#### Instruction
Copy the data below exactly.

# # # # # # #

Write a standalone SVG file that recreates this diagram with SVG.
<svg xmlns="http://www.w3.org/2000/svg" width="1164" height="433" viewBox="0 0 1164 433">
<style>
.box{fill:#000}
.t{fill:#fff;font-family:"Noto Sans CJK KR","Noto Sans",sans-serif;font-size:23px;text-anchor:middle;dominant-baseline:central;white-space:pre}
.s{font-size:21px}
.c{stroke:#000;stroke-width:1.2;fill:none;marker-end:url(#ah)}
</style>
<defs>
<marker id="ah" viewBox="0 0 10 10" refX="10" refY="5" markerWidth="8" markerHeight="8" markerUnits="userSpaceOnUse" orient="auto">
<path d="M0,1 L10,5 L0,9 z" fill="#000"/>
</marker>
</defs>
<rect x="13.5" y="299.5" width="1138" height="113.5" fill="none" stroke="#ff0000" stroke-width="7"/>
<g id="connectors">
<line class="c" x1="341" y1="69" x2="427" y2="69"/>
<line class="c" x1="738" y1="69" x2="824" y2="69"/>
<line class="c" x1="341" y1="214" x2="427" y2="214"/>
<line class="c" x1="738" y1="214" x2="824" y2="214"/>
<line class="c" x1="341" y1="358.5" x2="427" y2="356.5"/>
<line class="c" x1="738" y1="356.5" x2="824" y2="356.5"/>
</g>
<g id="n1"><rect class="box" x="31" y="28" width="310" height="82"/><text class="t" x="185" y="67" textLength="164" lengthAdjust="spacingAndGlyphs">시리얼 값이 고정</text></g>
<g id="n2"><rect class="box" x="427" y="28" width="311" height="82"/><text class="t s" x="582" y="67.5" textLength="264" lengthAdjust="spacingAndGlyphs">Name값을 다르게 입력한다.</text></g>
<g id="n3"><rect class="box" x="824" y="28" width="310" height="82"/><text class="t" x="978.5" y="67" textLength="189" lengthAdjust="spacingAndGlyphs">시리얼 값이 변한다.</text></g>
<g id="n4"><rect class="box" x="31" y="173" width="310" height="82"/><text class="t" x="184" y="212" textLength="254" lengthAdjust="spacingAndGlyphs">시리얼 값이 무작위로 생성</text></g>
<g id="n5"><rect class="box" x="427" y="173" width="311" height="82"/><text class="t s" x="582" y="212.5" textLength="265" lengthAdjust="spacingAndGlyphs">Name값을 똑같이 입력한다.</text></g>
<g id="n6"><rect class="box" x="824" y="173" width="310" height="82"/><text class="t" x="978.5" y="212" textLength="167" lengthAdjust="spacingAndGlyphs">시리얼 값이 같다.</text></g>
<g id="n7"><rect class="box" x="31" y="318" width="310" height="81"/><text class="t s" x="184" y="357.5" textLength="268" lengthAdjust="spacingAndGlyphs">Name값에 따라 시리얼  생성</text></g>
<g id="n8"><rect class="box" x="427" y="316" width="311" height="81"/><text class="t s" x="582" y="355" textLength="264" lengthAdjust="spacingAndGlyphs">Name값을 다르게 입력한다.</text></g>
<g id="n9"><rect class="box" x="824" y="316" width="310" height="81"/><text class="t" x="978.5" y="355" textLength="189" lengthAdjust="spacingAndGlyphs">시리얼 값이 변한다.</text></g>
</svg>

# # # # # # #

#### Final answer
Write a standalone SVG file that recreates this diagram with SVG.
<svg xmlns="http://www.w3.org/2000/svg" width="1164" height="433" viewBox="0 0 1164 433">
<style>
.box{fill:#000}
.t{fill:#fff;font-family:"Noto Sans CJK KR","Noto Sans",sans-serif;font-size:23px;text-anchor:middle;dominant-baseline:central;white-space:pre}
.s{font-size:21px}
.c{stroke:#000;stroke-width:1.2;fill:none;marker-end:url(#ah)}
</style>
<defs>
<marker id="ah" viewBox="0 0 10 10" refX="10" refY="5" markerWidth="8" markerHeight="8" markerUnits="userSpaceOnUse" orient="auto">
<path d="M0,1 L10,5 L0,9 z" fill="#000"/>
</marker>
</defs>
<rect x="13.5" y="299.5" width="1138" height="113.5" fill="none" stroke="#ff0000" stroke-width="7"/>
<g id="connectors">
<line class="c" x1="341" y1="69" x2="427" y2="69"/>
<line class="c" x1="738" y1="69" x2="824" y2="69"/>
<line class="c" x1="341" y1="214" x2="427" y2="214"/>
<line class="c" x1="738" y1="214" x2="824" y2="214"/>
<line class="c" x1="341" y1="358.5" x2="427" y2="356.5"/>
<line class="c" x1="738" y1="356.5" x2="824" y2="356.5"/>
</g>
<g id="n1"><rect class="box" x="31" y="28" width="310" height="82"/><text class="t" x="185" y="67" textLength="164" lengthAdjust="spacingAndGlyphs">시리얼 값이 고정</text></g>
<g id="n2"><rect class="box" x="427" y="28" width="311" height="82"/><text class="t s" x="582" y="67.5" textLength="264" lengthAdjust="spacingAndGlyphs">Name값을 다르게 입력한다.</text></g>
<g id="n3"><rect class="box" x="824" y="28" width="310" height="82"/><text class="t" x="978.5" y="67" textLength="189" lengthAdjust="spacingAndGlyphs">시리얼 값이 변한다.</text></g>
<g id="n4"><rect class="box" x="31" y="173" width="310" height="82"/><text class="t" x="184" y="212" textLength="254" lengthAdjust="spacingAndGlyphs">시리얼 값이 무작위로 생성</text></g>
<g id="n5"><rect class="box" x="427" y="173" width="311" height="82"/><text class="t s" x="582" y="212.5" textLength="265" lengthAdjust="spacingAndGlyphs">Name값을 똑같이 입력한다.</text></g>
<g id="n6"><rect class="box" x="824" y="173" width="310" height="82"/><text class="t" x="978.5" y="212" textLength="167" lengthAdjust="spacingAndGlyphs">시리얼 값이 같다.</text></g>
<g id="n7"><rect class="box" x="31" y="318" width="310" height="81"/><text class="t s" x="184" y="357.5" textLength="268" lengthAdjust="spacingAndGlyphs">Name값에 따라 시리얼  생성</text></g>
<g id="n8"><rect class="box" x="427" y="316" width="311" height="81"/><text class="t s" x="582" y="355" textLength="264" lengthAdjust="spacingAndGlyphs">Name값을 다르게 입력한다.</text></g>
<g id="n9"><rect class="box" x="824" y="316" width="310" height="81"/><text class="t" x="978.5" y="355" textLength="189" lengthAdjust="spacingAndGlyphs">시리얼 값이 변한다.</text></g>
</svg>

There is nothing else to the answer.